Authorities imposed a 24-hour curfew in all of West Darfur province and authorized military and police to use “all necessary force” to regain order. The central government in Khartoum also deployed security reinforcements.

In South Darfur, deadly tribal clashes between the Rizeigat and non-Arab Falata tribe resumed Monday, leaving dozens of casualties, Gov. Mousa Mahdi said.

The violence in al-Twaiyel village, 85 kilometres (53 miles) south of Nyala, the provincial capital, was sparked by the killing of a shepherd, he said.

He neither gave further details nor said how many were killed. Local media reported, however, that the violence left at least 60 dead and 40 wounded.

Mahdi said more troops from the province and neighbouring East Darfur province were deployed to the village.

The clashes threaten to derail Sudan's fragile transition to democracy. A military-civilian government has been in power since April 2019, and has struggled to end the country's decades-long civil wars and overcome crippling economic conditions.

The violence in Darfur came two weeks after the U.N. Security Council ended the joint U.N.-African Union peacekeeping force's mandate in the region. The UNAMID force, established in 2007, was the first joint U.N.-AU peacekeeping operation. It was replaced with a much smaller, political mission known as the United Nations Integrated Transition Assistance Mission in Sudan, or UNITAMS.

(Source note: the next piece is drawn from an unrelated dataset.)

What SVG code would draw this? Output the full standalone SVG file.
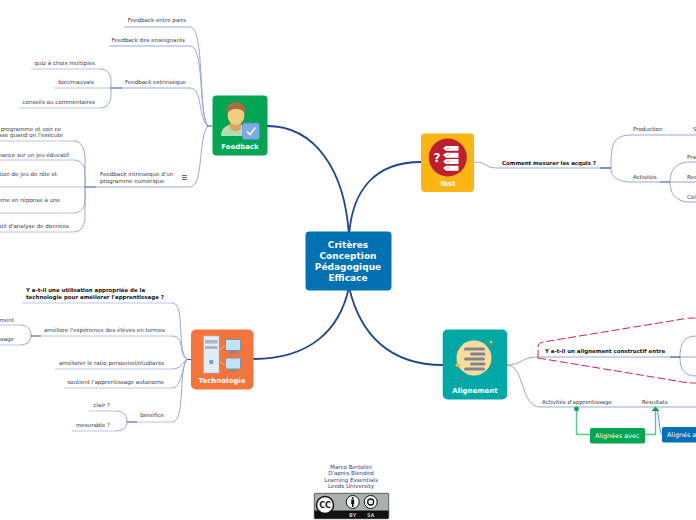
<svg xmlns="http://www.w3.org/2000/svg" width="696" height="520" viewBox="0 0 696 520">
<style>
text{font-family:"DejaVu Sans",Verdana,sans-serif;font-size:5.55px;fill:#3a3a3a}
.b{font-weight:bold;font-size:5.45px;fill:#111}
.n{font-weight:bold;font-size:7px;fill:#fff;text-anchor:middle}
.c{font-weight:bold;font-size:9px;fill:#fff;text-anchor:middle}
.r{text-anchor:end}
.m{text-anchor:middle;fill:#2a4080}
.l{fill:none;stroke:#98a9d2;stroke-width:1}
.u{fill:none;stroke:#b9c5e0;stroke-width:1.2}
.d{fill:none;stroke:#2f50a0;stroke-width:1.2}
.k{fill:none;stroke:#1f4690;stroke-width:1.8}
.g{fill:none;stroke:#58c98a;stroke-width:1.4}
</style>
<rect width="696" height="520" fill="#fff"/>
<g id="connectors">
<path class="k" d="M349,236C345,170 315,126 267,126"/>
<path class="k" d="M349,236C352,190 375,162 421,162"/>
<path class="k" d="M349,287C340,330 310,359 253,359"/>
<path class="k" d="M349,287C360,335 390,365 443,365"/>
<path class="l" d="M124,27H190C205,27 198,115 208,126M109,46H190C205,46 198,115 208,126M122,88H190C203,88 198,120 208,126M96,187H190C204,187 198,135 208,126"/>
<path class="d" d="M207,126H212M186,359.500H191"/>
<path class="u" d="M31,69H100M54,88H111M19,108H100M0,141H74M0,160H74M0,187H85M0,213H74M0,232H74"/>
<path class="l" d="M100,69C108,69 111,75 111,81V95C111,102 108,108 100,108M74,141C82,141 85,150 85,158V216C85,224 82,232 74,232M74,160C81,160 85,166 85,172V201C85,207 81,213 74,213"/>
<path class="d" d="M111,88H122M85,187H96"/>
<path class="l" d="M172,303C186,303 176,350 187,359.500M172,336C185,336 178,354 187,359.500M172,369C182,369 182,362 187,359.500M172,388C182,388 182,366 187,359.500M172,422C186,422 178,368 187,359.500"/>
<path class="u" d="M22,303H172M41,336H172M55,369H172M64,388H172M137,422H172M0,325H20M0,345H20M89,411H116M72,431H116"/>
<path class="l" d="M20,325C27,325 31,329 31,335C31,341 27,345 20,345M116,411C123,411 127,415 127,421C127,427 123,431 116,431"/>
<path class="d" d="M31,336H41M127,422H137"/>
<path class="l" d="M474,162C488,162 484,168 497,168H611M611,168C611,145 612,135 632,135H696M611,168C611,175 615,182 632,182H660"/>
<path class="l" d="M670,182C670,170 676,162 690,162H696M670,182H696M670,182C670,194 676,202 690,202H696"/>
<path class="d" d="M600,168H611M660,182H670"/>
<path class="l" d="M507,365C522,365 520,357 538,357H670M507,365C525,365 520,407 540,407H696"/>
<path class="l" d="M680,357C680,345 683,336 696,336M680,357H696M680,357C680,368 683,376 696,376"/>
<path class="d" d="M670,357H680"/>
<path d="M538,358V347C538,344 540,343 543,342L680,319.500C684,318.500 688,318 696,318M538,358L680,381.500C684,382.500 688,383 696,383" fill="none" stroke="#d2214e" stroke-width="1" stroke-dasharray="8 3"/>
<path class="g" d="M576.500,410V434.500H590M645,434.500H655.500V410"/>
<path d="M657.500,410L660,429C660.500,432 661,434 662,434.500" fill="none" stroke="#5b9bd0" stroke-width="1"/>
<circle cx="576.500" cy="409" r="2.400" fill="#00a651"/>
<path d="M651.500,411L655.500,406.500L659.500,411Z" fill="#00a651"/>
</g>
<g id="central"><rect x="305.500" y="231.500" width="86" height="59" rx="4" fill="#0071b3"/>
<text class="c" x="348" y="248">Critères</text><text class="c" x="348" y="259">Conception</text><text class="c" x="348" y="270">Pédagogique</text><text class="c" x="348" y="281">Efficace</text></g>
<g id="feedback"><rect x="212.500" y="95.500" width="55" height="60" rx="4" fill="#00a651"/>
<path d="M221,136C221,127 228,124 235,124C243,124 250,127 250,136Z" fill="#b5dcae"/>
<path d="M230,117H241V129C238,132 233,132 230,129Z" fill="#d5a764"/>
<ellipse cx="236" cy="115" rx="8.500" ry="10" fill="#f3cc7c"/>
<path d="M227,115C225,105 231,102 236,102C242,102 247,106 245,115C244,110 240,109 236,109C232,109 229,110 227,115Z" fill="#a56d45"/>
<rect x="242.500" y="123" width="17" height="16.500" rx="2" fill="#7da9e8" stroke="#5b88cc" stroke-width=".6"/>
<path d="M247,131.500L250,134.500L255.500,127.500" fill="none" stroke="#fff" stroke-width="1.500"/>
<text class="n" x="240" y="149">Feedback</text></g>
<g id="test"><rect x="421" y="133.500" width="53" height="58.500" rx="4" fill="#fdb515"/>
<circle cx="447.800" cy="157.500" r="19" fill="#be1e2d"/>
<path d="M443,148.300L446,146H458.500V150.800H446ZM443,155L446,152.700H458.500V157.700H446ZM443,161.500L446,159H458.500V164H446ZM443,168L446,165.700H458.500V170.700H446Z" fill="#fff"/>
<path d="M447,148.300h2M447,155h2M447,161.500h2M447,168h2" stroke="#d98a92" stroke-width="1.200"/>
<text x="437" y="162" style="font-size:12px;font-weight:bold;fill:#fff;text-anchor:middle">?</text>
<text class="n" x="447.500" y="186">Test</text></g>
<g id="technologie"><rect x="191" y="329.500" width="62.500" height="60" rx="5" fill="#f4743b"/>
<path d="M219,350L225,346M219,361L225,365" stroke="#d9b9a8" stroke-width="1"/>
<rect x="203.500" y="336" width="15.500" height="37" fill="#e2edf5" stroke="#aebccb" stroke-width=".6"/>
<rect x="205" y="340" width="12.500" height="3.500" fill="#a9b6c4"/><rect x="205" y="346" width="12.500" height="3" fill="#a9b6c4"/>
<circle cx="211.300" cy="362" r="2.200" fill="#6b9ee0"/>
<rect x="225.500" y="339.500" width="15" height="11" fill="#bfe3fa" stroke="#858f9b" stroke-width="1"/><path d="M231,351h4v1.500h2.500v1h-9v-1h2.500z" fill="#7e8a98"/>
<rect x="225.500" y="358" width="15" height="11" fill="#bfe3fa" stroke="#858f9b" stroke-width="1"/><path d="M231,369.500h4v1h2.500v1h-9v-1h2.500z" fill="#7e8a98"/>
<text class="n" x="222" y="383">Technologie</text></g>
<g id="alignement"><rect x="442.700" y="329.500" width="64.500" height="70" rx="5" fill="#00a9a5"/>
<circle cx="474" cy="358" r="17.500" fill="#fddc9a"/>
<g fill="#7e8596"><rect x="464" y="347.500" width="21" height="3" rx="1.500"/><rect x="470" y="352.500" width="15.500" height="3" rx="1.500"/><rect x="464" y="357.500" width="21" height="3" rx="1.500"/><rect x="470" y="362.500" width="15.500" height="3" rx="1.500"/><rect x="464" y="367.500" width="21" height="3" rx="1.500"/></g>
<circle cx="457.500" cy="365" r="2" fill="#f5b81f"/><circle cx="491" cy="342" r="1.500" fill="#f5b81f"/><circle cx="456" cy="349" r="1" fill="#d04a5a"/><circle cx="493" cy="347" r="1" fill="#d04a5a"/><circle cx="462" cy="378" r="1" fill="#d04a5a"/>
<text class="n" x="475" y="393">Alignement</text></g>
<g id="fb1"><text class="r" x="186" y="22">Feedback entre pairs</text></g>
<g id="fb2"><text class="r" x="185" y="42">Feedback des enseignants</text></g>
<g id="fb3"><text class="r" x="186" y="84">Feedback extrinsèque</text></g>
<g id="fb31"><text class="r" x="95" y="65">quiz à choix multiples</text></g>
<g id="fb32"><text class="r" x="94" y="84">bon/mauvais</text></g>
<g id="fb33"><text class="r" x="95" y="104">conseils ou commentaires</text></g>
<g id="fb4"><text x="100" y="176">Feedback intrinsèque d'un</text><text x="100" y="183">programme numérique</text>
<path d="M182,175.500H187M182,177.500H187M182,179.500H187" stroke="#333" stroke-width=".7"/></g>
<g id="fb41"><text class="r" x="61" y="131">programme et voir ce</text><text class="r" x="63" y="137">sse quand on l'exécute</text></g>
<g id="fb42"><text class="r" x="69" y="157">nance sur un jeu éducatif</text></g>
<g id="fb43"><text class="r" x="57" y="176">tion de jeu de rôle et</text></g>
<g id="fb44"><text class="r" x="60" y="202">ème en réponse à une</text></g>
<g id="fb45"><text class="r" x="69" y="228">util d'analyse de données</text></g>
<g id="te1"><text class="b" x="26" y="292">Y a-t-il une utilisation appropriée de la</text><text class="b" x="26" y="299">technologie pour améliorer l'apprentissage ?</text></g>
<g id="te2"><text class="r" x="165" y="332">améliore l'expérience des élèves en termes</text></g>
<g id="te21"><text class="r" x="14" y="322">ment</text></g>
<g id="te22"><text class="r" x="14" y="341">ssage</text></g>
<g id="te3"><text class="r" x="164" y="365">améliorer le ratio personnel/étudiants</text></g>
<g id="te4"><text class="r" x="164" y="384">soutient l'apprentissage autonome</text></g>
<g id="te5"><text class="r" x="164" y="417">bénéfice</text></g>
<g id="te51"><text class="r" x="110" y="407">clair ?</text></g>
<g id="te52"><text class="r" x="110" y="427">mesurable ?</text></g>
<g id="t1"><text class="b" x="502" y="165">Comment mesurer les acquis ?</text></g>
<g id="t2"><text x="633" y="131">Production</text></g>
<g id="t3"><text x="693" y="131">S</text></g>
<g id="t4"><text x="633" y="179">Activités</text></g>
<g id="t5"><text x="687" y="159">Prat</text></g>
<g id="t6"><text x="687" y="179">Rec</text></g>
<g id="t7"><text x="687" y="199">Coll</text></g>
<g id="a1"><text class="b" x="545" y="353">Y a-t-il un alignement constructif entre</text></g>
<g id="a2"><text x="542" y="404">Activités d'apprentissage</text></g>
<g id="a3"><text x="642" y="404">Résultats</text></g>
<g id="a4"><rect x="590" y="428" width="55" height="15.500" rx="2" fill="#00a651"/><text x="595" y="438" style="font-size:6.400px;fill:#fff">Alignées avec</text></g>
<g id="a5"><rect x="662" y="427" width="40" height="15.500" rx="2" fill="#0072b5"/><text x="667" y="437" style="font-size:6.400px;fill:#fff">Alignés a</text></g>
<g id="credit"><text class="m" x="351" y="469">Marco Bertolini</text><text class="m" x="351" y="475">D'après Blended</text><text class="m" x="351" y="482">Learning Essentials</text><text class="m" x="351" y="488">Leeds University</text></g>
<g id="cc"><rect x="314" y="493" width="75" height="26" rx="1.500" fill="#111" stroke="#999" stroke-width=".6"/><rect x="314.500" y="493.500" width="74" height="17" fill="#aab0ab"/>
<circle cx="325" cy="505" r="8.500" fill="#fff" stroke="#111" stroke-width="1.500"/><text x="325" y="508" style="font-size:8px;font-weight:bold;fill:#111;text-anchor:middle">CC</text>
<circle cx="352.700" cy="502" r="6.500" fill="#fff" stroke="#111"/><path d="M351.200,499.500H354.200V504H353.500V507H351.900V504H351.200Z" fill="#111"/><circle cx="352.700" cy="498" r="1" fill="#111"/>
<circle cx="370.700" cy="502" r="6.500" fill="#fff" stroke="#111"/><circle cx="370.700" cy="502" r="3" fill="none" stroke="#111" stroke-width="1.300"/>
<text x="352.700" y="517" style="font-size:5px;font-weight:bold;fill:#bbb;text-anchor:middle">BY</text><text x="370.700" y="517" style="font-size:5px;font-weight:bold;fill:#bbb;text-anchor:middle">SA</text></g>
</svg>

Mohammed Osman, a Sudan researcher at Human Rights Watch, said the tribal violence in Darfur is an example of why many displaced people protested the end of UNAMID.

“As UNITAMS now is in charge, the (U.N. Security Council) and international community should make sure that the new mission is well positioned to fully discharge its mandate, in particular on protection of civilians, monitoring and reporting on human rights abuses,” he said.

The government and the Sudan Revolutionary Front, a coalition of several armed groups, late last year formed a 12,000-strong Civilian Protection Force to Darfur, according a peace deal they reached in 2020.

The Darfur conflict began in 2003 when ethnic Africans rebelled, accusing the Arab-dominated government in Khartoum of discrimination. The government was accused of retaliating by arming local nomadic Arab tribes and unleashing the militias known as janjaweed on civilians - a charge it denies.